Research Grant Award
Sian D Spacey, MD
University of British Columbia
The Role of the human P/Q Type Calcium Channel in the Pathogenesis of Ataxia
There are many causes of ataxia and yet the end result is a pathological involvement of the cerebellum. There are currently no treatments for cerebellar ataxia. In order to develop treatment it is important to understand the pathogenic mechanisms which lead to cerebellar ataxia. The hereditary ataxias are a good mode for studying pathological processes. We propose to study Episodic Ataxia type 2 (EA 2) a hereditary form of ataxia which results from mutations in the CACNA1A gene which codes for the Cav2.1 subunit of the P/Q type calcium channel.

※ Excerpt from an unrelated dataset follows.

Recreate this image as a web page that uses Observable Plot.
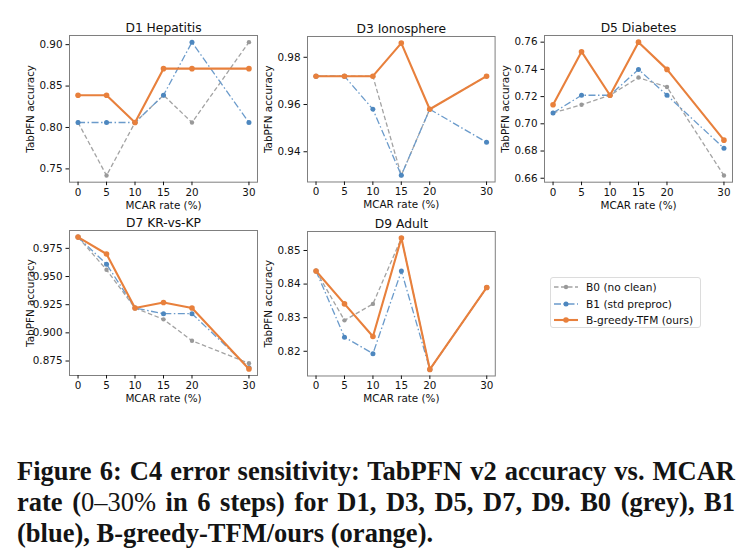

The H1736L missense mutation in the CACNA1A genen causes pure cerebellar symptoms and cerebellar pathology. The mutated P/Q-type Ca channel is expressed widely throughout the brain, yet only cerebellar symptoms develop. We intend to investigate how a widely expressed mutation would result in isolated clinical pathology. We hypothesize that although the P/Q channel is expressed thoughout the brain, there are normal variants of the channel (splice variants) which are differentially expressed in different regions of the brain. In this study we will determine the relative expression levels of splice variants in different areas fo the brain. Furthermore, we hypothesize that interactions between these variants and mutations will influence the channel function (biophysical properties). In this study we will assess the biophysical properties of naturally-occurring P/Q-Type Ca channel mutants when expressed in different isoforms of Cav2.1. Specific splice variants may enhance or negate the effects of any given point mutation. Moreover, a mutation in one splice variant may yield a phenotype that is significantly different that the same mutation in another variant. This may account for the localized CNS pathology.
This research will further elucidate the pathophysiological mechanism involved in EA2. Insight into the cerebellar specific pathology associated with the widely expressed CACANA1A mutations will have application to understanding cerebellar ataxia in general and ultimately directed us towards treatment of ataxia.